Note: The following specs are based upon running one collector process at a time. Please adjust the hardware if you are running multiple collectors at the same time.

RAM

8 GB

CPU

2 Ghz processor

Software (for on-premise runs only)

Docker

Click here to get Docker.

data.world specific objects (for both cloud and on-premise runs)

Dataset

You must have a ddw-catalogs dataset set up to hold your catalog files when you are done running the collector.

If you are using Catalog Toolkit , follow these instructions to prepare the datasets for collectors.

Network connection

Allowlist IPs and domains



Setting up authentication for cataloging Amazon Lake Formation

This section will walk you through the process of setting up an account with S3 read-access policy and setting up a credentials profile file.

Creating a user

To create a user for running the collector:

  1. Login to the AWS portal and navigate to IAM service. Under Users, click Add users to add a user. You can also select an existing user.

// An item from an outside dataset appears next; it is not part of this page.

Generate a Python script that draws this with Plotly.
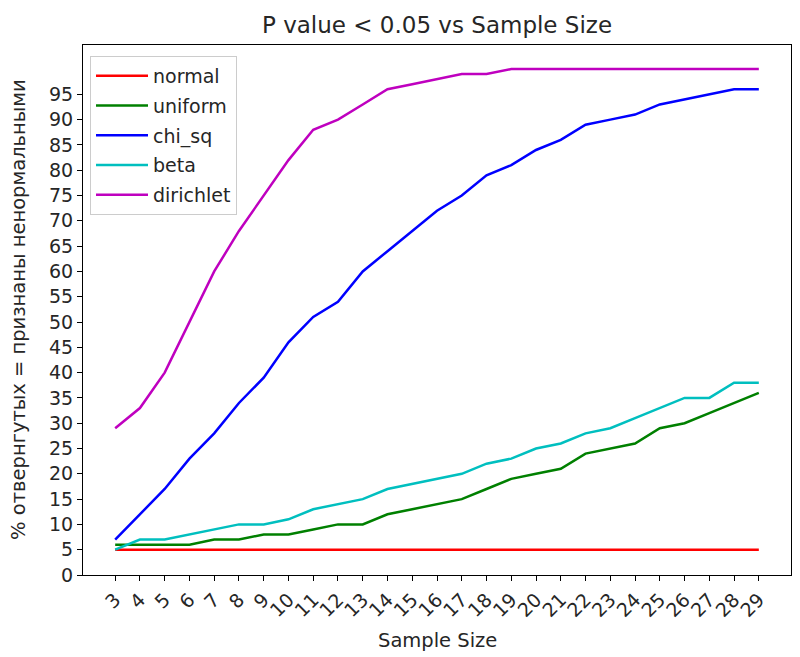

  2. Ensure the user has following IAM policy level permissions.

    Table 2.

    Permission

    AWS API

    Object cataloged using the permission

    lakeformation:ListLFTags

    ListLFTags

    Lists LF-tags that the requester has permission to view.

    lakeformation:ListPermissions

    ListPermissions

    List of the principal permissions on the resource, filtered by the permissions of the caller.

    lakeformation:ListDataCellsFilter

    ListDataCellsFilter

    Lists all the data cell filters on a table.

    lakeformation:SearchDatabasesByLFTags

    SearchDatabasesByLFTags

    Lists glue databases which have been tagged by the LFTag.

    lakeformation:SearchTablesByLFTags

    SearchTablesByLFTags

    Lists glue tables and columns which have been tagged by the LFTag.

    glue:GetDatabases

    GetDatabases

    All databases in the specified catalog.

    glue:GetTables

    GetTables

    All tables in the specified catalog

    s3:ListAllMyBuckets

    ListAllMyBuckets

    List of all buckets owned by the user.



  3. Next, ensure the user has the Lake Formation governance level permissions in addition to the above mentioned IAM policy level permissions.

    Table 3.

    Resource Type

    Required Permission

    Purpose

    Database

    DESCRIBE

    To list databases in Lake Formation context.

    Table

    DESCRIBE

    To list tables within a database

    LF-Tag

    DESCRIBE

    To list available LF-Tags.

    DataCellsFilter

    DESCRIBE

    To list filters applied to tables.

    Catalog

    DESCRIBE

    To use ListPermissions, user often needs access to the catalog or explicit grants.



Obtaining access key for the user

Skip this step if you already have the access key for the user that you plan to use for running the collector. Detailed AWS documentation on this topic is available here.

To obtain an access key for the user:

  1. Login to the AWS portal and navigate to IAM service.

  2. Under Users, select the user that plan to use for the collector.

  3. On the Security credentials tab, click Create access key.

  4. Select Application running outside AWS. Click Next.

  5. Add the optional Description tag. Click Create Access key.

  6. Note down the Access key ID and Secret access key.

Setting up credentials file

Important

Skip this step if you already have the AWS CLI installed and credentials profiles file set up.

 

If you are authenticating to Amazon Lake Formation using the AWS credentials file, make sure you have the credentials file located at ~/.aws/credentials. For more details, refer to the AWS documentation.

To set up credentials file:

  1. Install the AWS CLI.

  2. From the command line, run aws configure. This stores the credentials to ~/.aws/credentials.